CBOT wheat for December delivery has returned to an area of support between $4.9 and $5/bushel. During the past six months, prices has recovered from this area on numerous occasions; whether it will be successful in doing so again very much depends on news from Russia and the direction of the dollar.
CBOT wheat reached a six-week low today in response to USD strength and increased supply estimates from the Black Sea region, both of which have created a challenging environment for exporters trying to compete with supplies from other regions, not least Europe and Russia.
Following the dramatic $1/bushel surge and subsequent dump between July and September, the contract had been settling into a range a relatively tight range while awaiting news about the size of the US crop and whether Europe and Russia would struggle to meet export demand following a challenging season which saw production in both regions hit.

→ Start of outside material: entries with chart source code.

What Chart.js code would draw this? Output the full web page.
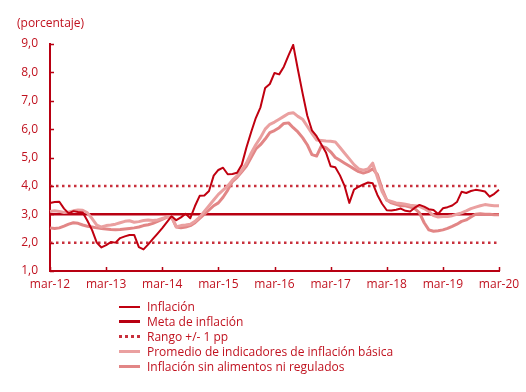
<!DOCTYPE html>
<html>
<head>
<meta charset="utf-8">
<script src="https://cdn.jsdelivr.net/npm/chart.js@4/dist/chart.umd.min.js"></script>
<style>
  html, body { margin: 0; padding: 0; background: #fff; }
  #wrap { position: relative; width: 526px; height: 392px; font-family: "Open Sans", sans-serif; color: #c0121f; }
  #title { position: absolute; left: 17px; top: 14px; font-size: 12px; }
  #legend { position: absolute; left: 119px; top: 299px; font-size: 12px; }
  .item { height: 15px; line-height: 15px; position: relative; padding-left: 28px; white-space: nowrap; }
  .item span.sw { position: absolute; left: 0; top: 7px; width: 21px; }
</style>
</head>
<body>
<div id="wrap">
  <canvas id="c" width="526" height="392"></canvas>
  <div id="title">(porcentaje)</div>
  <div id="legend"></div>
</div>
<script>
// meses mar-12 .. mar-20
var monthNames = ['ene','feb','mar','abr','may','jun','jul','ago','sep','oct','nov','dic'];
var years = ['12','13','14','15','16','17','18','19','20'];

var inflacion = [
  3.40, 3.43, 3.44, 3.20, 3.03, 3.11, 3.08, 3.06, 2.77, 2.44,
  2.00, 1.83, 1.91, 2.02, 2.00, 2.16, 2.22, 2.27, 2.27, 1.84, 1.76, 1.94,
  2.13, 2.32, 2.51, 2.72, 2.93, 2.79, 2.89, 3.02, 2.86, 3.29, 3.65, 3.66,
  3.82, 4.36, 4.56, 4.64, 4.41, 4.42, 4.46, 4.74, 5.35, 5.89, 6.39, 6.77,
  7.45, 7.59, 7.98, 7.93, 8.20, 8.60, 8.97, 8.10, 7.27, 6.48, 5.96, 5.75,
  5.47, 5.18, 4.69, 4.66, 4.37, 3.99, 3.40, 3.87, 3.97, 4.05, 4.12, 4.09,
  3.68, 3.37, 3.14, 3.13, 3.16, 3.20, 3.12, 3.10, 3.23, 3.33, 3.27, 3.18,
  3.15, 3.01, 3.21, 3.25, 3.31, 3.43, 3.79, 3.75, 3.82, 3.86, 3.84, 3.80,
  3.62, 3.72, 3.86
];

var promedioBasica = [
  3.10, 3.12, 3.10, 3.06, 3.08, 3.12, 3.15, 3.14, 3.05, 2.85,
  2.62, 2.55, 2.60, 2.62, 2.65, 2.70, 2.75, 2.77, 2.72, 2.74, 2.78, 2.80,
  2.78, 2.80, 2.85, 2.90, 2.92, 2.56, 2.60, 2.62, 2.65, 2.75, 2.90, 3.10,
  3.30, 3.50, 3.70, 3.85, 4.00, 4.20, 4.35, 4.55, 4.80, 5.15, 5.45, 5.70,
  6.00, 6.17, 6.25, 6.35, 6.45, 6.55, 6.58, 6.45, 6.35, 6.10, 5.85, 5.62,
  5.60, 5.58, 5.57, 5.55, 5.35, 5.15, 4.95, 4.75, 4.60, 4.55, 4.60, 4.80,
  4.30, 3.80, 3.50, 3.45, 3.40, 3.38, 3.35, 3.32, 3.30, 3.28, 3.20, 3.10,
  2.95, 2.90, 2.92, 2.92, 2.95, 3.00, 3.05, 3.12, 3.20, 3.25, 3.30, 3.34,
  3.32, 3.30, 3.30
];

var sinAlimentosRegulados = [
  2.52, 2.50, 2.52, 2.58, 2.65, 2.70, 2.68, 2.62, 2.58, 2.55,
  2.52, 2.50, 2.48, 2.46, 2.45, 2.46, 2.48, 2.50, 2.52, 2.55, 2.60, 2.63,
  2.68, 2.75, 2.82, 2.90, 2.90, 2.55, 2.52, 2.55, 2.60, 2.70, 2.85, 3.00,
  3.15, 3.30, 3.40, 3.60, 3.85, 4.15, 4.30, 4.50, 4.70, 5.00, 5.30, 5.45,
  5.65, 5.88, 5.95, 6.05, 6.20, 6.22, 6.05, 5.90, 5.70, 5.45, 5.10, 5.05,
  5.40, 5.35, 5.20, 5.00, 4.90, 4.80, 4.70, 4.60, 4.50, 4.45, 4.50, 4.60,
  4.40, 3.90, 3.50, 3.40, 3.35, 3.30, 3.30, 3.25, 3.20, 3.05, 2.70, 2.45,
  2.40, 2.42, 2.45, 2.50, 2.57, 2.65, 2.75, 2.80, 2.90, 3.00, 3.02, 3.00,
  3.00, 2.98, 2.98
];

var metaInflacion = 3;
var rangoSuperior = 4;
var rangoInferior = 2;

var labels = [];
for (var y = 0; y < years.length; y++) {
  for (var m = 0; m < 12; m++) {
    if ((y == 0 && m < 2) || (y == years.length - 1 && m > 2)) continue;
    labels.push(monthNames[m] + '-' + years[y]);
  }
}

var RED = '#b80012';
var TEXT = '#c0121f';

function flat(v) { return labels.map(function(){ return v; }); }

var series = [
  { label: 'Inflación', data: inflacion, borderColor: '#c00010', borderWidth: 2, legendWidth: 2 },
  { label: 'Promedio de indicadores de inflación básica', data: promedioBasica, borderColor: '#eaa0a0', borderWidth: 3, legendWidth: 3 },
  { label: 'Inflación sin alimentos ni regulados', data: sinAlimentosRegulados, borderColor: '#e28686', borderWidth: 3, legendWidth: 3 },
  { label: 'Meta de inflación', data: flat(metaInflacion), borderColor: RED, borderWidth: 2.5, legendWidth: 3 },
  { label: 'Rango +/- 1 pp', data: flat(rangoSuperior), borderColor: '#c8303c', borderWidth: 2.5, borderDash: [2.5, 3.5], legendWidth: 3 },
  { label: 'Rango +/- 1 pp', data: flat(rangoInferior), borderColor: '#c8303c', borderWidth: 2.5, borderDash: [2.5, 3.5], hideLegend: true }
];

var legendOrder = [0, 3, 4, 1, 2];

var datasets = series.map(function(s){
  return {
    label: s.label, data: s.data, borderColor: s.borderColor, borderWidth: s.borderWidth,
    borderDash: s.borderDash || [], pointRadius: 0, tension: 0, fill: false,
    borderCapStyle: 'butt', borderJoinStyle: 'round'
  };
});

// little inward tick marks on both axes
var innerTicks = {
  id: 'innerTicks',
  afterDraw: function(chart){
    var ctx = chart.ctx, xs = chart.scales.x, ys = chart.scales.y, a = chart.chartArea;
    ctx.save();
    ctx.strokeStyle = RED;
    ctx.lineWidth = 1.5;
    ctx.beginPath();
    for (var i = 0; i < labels.length; i++) {
      if (labels[i].indexOf('mar') !== 0) continue;
      var px = Math.round(xs.getPixelForValue(i)) + 0.5;
      ctx.moveTo(px, a.bottom);
      ctx.lineTo(px, a.bottom - 4);
    }
    for (var v = 1; v <= 9; v++) {
      var py = Math.round(ys.getPixelForValue(v)) + 0.5;
      ctx.moveTo(a.left, py);
      ctx.lineTo(a.left + 4, py);
    }
    ctx.stroke();
    ctx.restore();
  }
};

new Chart(document.getElementById('c'), {
  type: 'line',
  data: { labels: labels, datasets: datasets },
  plugins: [innerTicks],
  options: {
    responsive: false,
    animation: false,
    layout: { padding: { left: 0, right: 27, top: 44, bottom: 91 } },
    plugins: { legend: { display: false }, tooltip: { enabled: false } },
    scales: {
      x: {
        type: 'category',
        offset: false,
        grid: { display: false, drawTicks: false },
        border: { display: true, color: RED, width: 2 },
        ticks: {
          autoSkip: false, maxRotation: 0, padding: 6,
          color: TEXT, font: { family: 'Open Sans', size: 12 },
          callback: function(v, i){ return labels[i].indexOf('mar') === 0 ? labels[i] : null; }
        },
        afterFit: function(s){ s.height = 30; }
      },
      y: {
        min: 1, max: 9,
        grid: { display: false, drawTicks: false },
        border: { display: true, color: RED, width: 2 },
        ticks: {
          stepSize: 1, padding: 12,
          color: TEXT, font: { family: 'Open Sans', size: 12 },
          callback: function(v){ return v.toFixed(1).replace('.', ','); }
        },
        afterFit: function(s){ s.width = 50; }
      }
    }
  }
});

// legend built from the same series
var lg = document.getElementById('legend');
legendOrder.forEach(function(k){
  var s = series[k];
  var row = document.createElement('div');
  row.className = 'item';
  var sw = document.createElement('span');
  sw.className = 'sw';
  sw.style.borderTop = s.legendWidth + 'px ' + (s.borderDash ? 'dotted' : 'solid') + ' ' + s.borderColor;
  sw.style.top = (8 - Math.ceil(s.legendWidth / 2)) + 'px';
  row.appendChild(sw);
  row.appendChild(document.createTextNode(s.label));
  lg.appendChild(row);
});
</script>
</body>
</html>
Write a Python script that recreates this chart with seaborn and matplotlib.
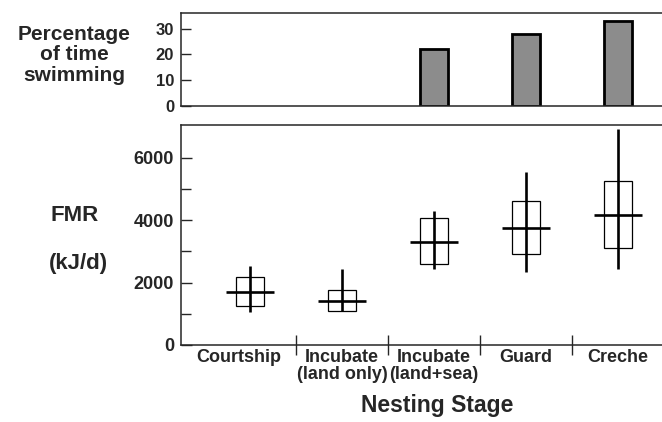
"""Field metabolic rate and time spent swimming across nesting stages."""

import numpy as np
import pandas as pd
import matplotlib
matplotlib.use('Agg')
import matplotlib.pyplot as plt
import seaborn as sns

# Nesting stages (x categories)
stages = ['Courtship', 'Incubate\n(land only)', 'Incubate\n(land+sea)',
          'Guard', 'Creche']

# Percentage of time swimming (top panel); no swimming in the first two
swim_pct = [np.nan, np.nan, 22, 28, 33]

# FMR (kJ/d): mean, box (mean +/- SD) and range (bottom panel)
fmr_mean = [1700, 1420, 3300, 3740, 4180]
fmr_box_low = [1260, 1080, 2580, 2930, 3110]
fmr_box_high = [2190, 1760, 4060, 4630, 5260]
fmr_min = [1060, 1080, 2440, 2350, 2450]
fmr_max = [2530, 2430, 4290, 5550, 6910]


def make_chart():
    sns.set_style('ticks')
    plt.rcParams['font.family'] = ['Liberation Sans', 'DejaVu Sans']
    plt.rcParams['font.weight'] = 'bold'

    fig = plt.figure(figsize=(6.62, 4.22), dpi=100)
    ax_top = fig.add_axes([0.2734, 0.7488, 0.7734, 0.2197])
    ax = fig.add_axes([0.2734, 0.1825, 0.7734, 0.5213])

    xlim = (-0.75, 4.815)

    # Top panel: time swimming
    swim_df = pd.DataFrame({'Stage': pd.Categorical(stages, categories=stages),
                            'Swim': swim_pct})
    sns.barplot(data=swim_df, x='Stage', y='Swim', order=stages,
                color='#8c8c8c', edgecolor='black', linewidth=2,
                width=0.3, saturation=1, ax=ax_top)
    ax_top.set_xlim(*xlim)
    ax_top.set_ylim(0, 36)
    ax_top.set_yticks([0, 10, 20, 30])
    ax_top.set_xticks([])
    ax_top.set_xlabel('')
    ax_top.set_ylabel('')
    ax_top.tick_params(axis='y', direction='in', length=7, width=1,
                       labelsize=12, pad=5)

    # Bottom panel: FMR
    pos = np.arange(len(stages))
    lows = np.array(fmr_box_low)
    highs = np.array(fmr_box_high)
    ax.bar(pos, highs - lows, bottom=lows, width=0.3, fill=False,
           edgecolor='black', linewidth=0.9)
    ax.vlines(pos, fmr_min, fmr_max, color='black', linewidth=1.9)
    ax.hlines(fmr_mean, pos - 0.265, pos + 0.265, color='black',
              linewidth=1.9)

    ax.set_xlim(*xlim)
    ax.set_ylim(0, 7050)
    ax.set_yticks([0, 2000, 4000, 6000])
    ax.set_yticks([1000, 3000, 5000], minor=True)
    ax.tick_params(axis='y', which='both', direction='in', width=1,
                   labelsize=13, pad=5)
    ax.tick_params(axis='y', which='major', length=8)
    ax.tick_params(axis='y', which='minor', length=7)

    # separators between stages as ticks, labels centred in each cell
    seps = pos[:-1] + 0.5
    edges = np.concatenate([[xlim[0]], seps, [xlim[1] - 0.33]])
    centers = (edges[:-1] + edges[1:]) / 2
    ax.set_xticks(seps)
    ax.set_xticklabels([])
    ax.tick_params(axis='x', which='major', direction='inout', length=14,
                   width=1)
    ax.set_xticks(centers, minor=True)
    ax.set_xticklabels(stages, minor=True, fontsize=13, linespacing=1.0)
    ax.tick_params(axis='x', which='minor', length=0, pad=3)

    ax.set_xlabel('Nesting Stage', fontsize=16.5, fontweight='bold',
                  labelpad=8)

    for a in (ax_top, ax):
        for side in ('left', 'bottom', 'top'):
            a.spines[side].set_visible(True)
            a.spines[side].set_linewidth(1.1)
        a.spines['right'].set_visible(False)

    fig.text(0.112, 0.87, 'Percentage\nof time\nswimming', ha='center',
             va='center', fontsize=15, fontweight='bold', linespacing=1.1)
    fig.text(0.112, 0.49, 'FMR', ha='center', va='center', fontsize=16,
             fontweight='bold')
    fig.text(0.118, 0.375, '(kJ/d)', ha='center', va='center', fontsize=16,
             fontweight='bold')

    fig.savefig('out.png', dpi=100)


if __name__ == '__main__':
    make_chart()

So far, however, the pace of Russian exports has surprised the markets, particularly considering the constant speculation on whether Russia would limit exports in order to cool domestic prices. So far this has not happened and increased projections of Russia’s harvest and export surplus have raised doubts about whether the pace of export will slow anytime soon.
Such a scenario is not helpful for US producers who also have to deal with the negative impact of the stronger dollar. Additionally, the International Grains Council raised its estimate for global wheat production by 12 million tons to 729 million tons today. The increase largely reflects an improved crop outlook in China. Back in the US, both the trade war with China and subdued prices for soybeans are likely to lead to an increased acreage allocation to corn and wheat next spring.
On that basis, the short-term outlook is challenged with a change in the outlook for Russian exports and a weaker dollar needed to support US farmers' efforts to ship stock.